Non solo. Descalzi, scrivono i magistrati nell’integrazione di una rogatoria trasmessa a Londra lo scorso 26 maggio, «era anche in contatto diretto» con l’intermediario nigeriano Emeka Obi, mentre il faccendiere Luigi Bisignani «era il collegamento tra i vertici di Eni e gli intermediari Dinardo/Obi». Nelle intercettazioni agli atti il nome in codice di Descalzi era «baldy», in inglese «calvo», quello del manager Eni Roberto Casula «the number 3», l’ex ministro Etete era «fatty», il grasso, e Obi «the child», il bambino.

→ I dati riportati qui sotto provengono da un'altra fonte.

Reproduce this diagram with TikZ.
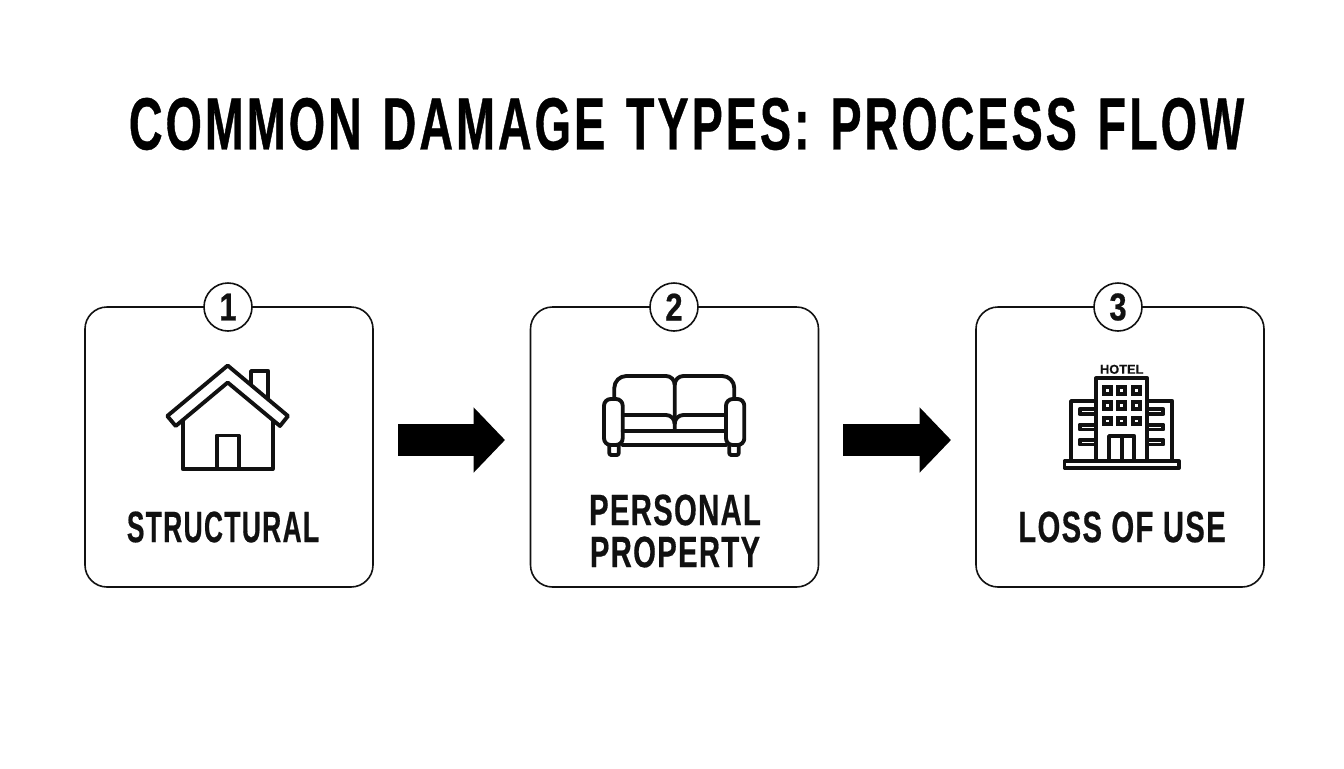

La procura ha ricostruito i passaggi di denaro dal gruppo petrolifero al governo nigeriano e da qui alla società schermo Malabu, riconducibile all’ex ministro del Petrolo Dan Etete, ora i magistrati si concentrano sulla spartizione dell’ipotizzata tangente: 800 milioni sarebbero stati suddivisi tra politici e intermediari africani, gli altri 200 erano destinati a mediatori e manager italiani ed europei ma sono stati bloccati prima di arrivare a destinazione. «Le indagini sono pertanto dirette a identificare i reali beneficiari dei pagamenti - si legge nel documento inviato alla Corte inglese - indagando tra i molteplici trasferimenti verso una moltitudine di persone fisiche e giuridiche in diversi Paesi che hanno ricevuto somme di vario importo (da milioni di euro fino a poche decine di migliaia di dollari), o sono servite per l’acquisto di aerei e carrarmati». Come specificato nella rogatoria del 29 maggio, «un’enorme parte (523 milioni di dollari)» del denaro finito nelle casse della Malabu «è stato successivamente stornato a beneficio di Abubakar Alyiu, persona storicamente legata a pubblici ufficiali di livello elevato». Questa e altre operazioni, concludono i pm, «sollevano seri interrogativi e sembra ragionevole ipotizzare che siano state effettuate per scopi corruttivi».



PROMESSE A BISIGNANI

Fulcro dell’inchiesta è il supposto ruolo di intermediazione di Luigi Bisignani. «In nessun punto è stato sostenuto che vi sia stato pagamento a favore di Di Nardo e Bisignani. Le commissioni erano attese», rilevano i pm riportando una delle dichiarazione del faccendiere che ritengono «costituiscano una prova utilizzabile nei procedimenti italiani». Dice Bisignani: «Ci aspettavamo delle commissioni da Obi, in particolare che ci riconoscesse una parte dei compensi che avrebbe ricevuto da Etete. Io e Di Nardo avevamo svolto un ruolo nelle trattative e quindi ci aspettavamo un riconoscimento economico. Questo riconoscimento non poteva provenire da Eni, perché Eni non paga commissioni». Quanto al ruolo del gruppo petrolifero, per l’accusa «ha ottenuto un profitto dalla partecipazione alla corruzione». E «non si tratta di una ”asserzione implicita” ma di un fatto storico: il principale beneficio che Eni ha ricavato dalla partecipazione agli accordi corruttivi è stato l’ottenimento della concessione per lo sfruttamento del blocco 245 a condizioni molto favorevoli e, in ogni caso, senza una gara».



CIFRE COLOSSALI

I magistrati stanno riannodando i fili dell’ipotizzata «cospirazione fraudolenta» e gli accordi intercorsi per capire l’entità delle presunte tangenti che sarebbero spettate agli «italiani». Personaggio chiave è Etete, ritenuto «parte dell’azione delittuosa dal momento che il suo consenso alla vendita era obbligatorio per riuscire a definire l’affare illegale», oltre che «veicolo per la distribuzione di tangenti». L’ex ministro Dan Etete ha messo a verbale che i «destinatari» dei soldi - stando ai resoconti a lui fatti da Vincenzo Armanna, manager Eni, e dal mediatore africano Emeka Obi - sarebbero stati «sul fronte italiano (...) Scaroni (...) Descalzi, lo stesso Armanna» e anche Casula. E sempre basandosi a suo dire sui resoconti di Armanna, Etete ha riferito che i manager del gruppo si stavano adoperando per «portare fuori» dall’Eni una «cifra colossale».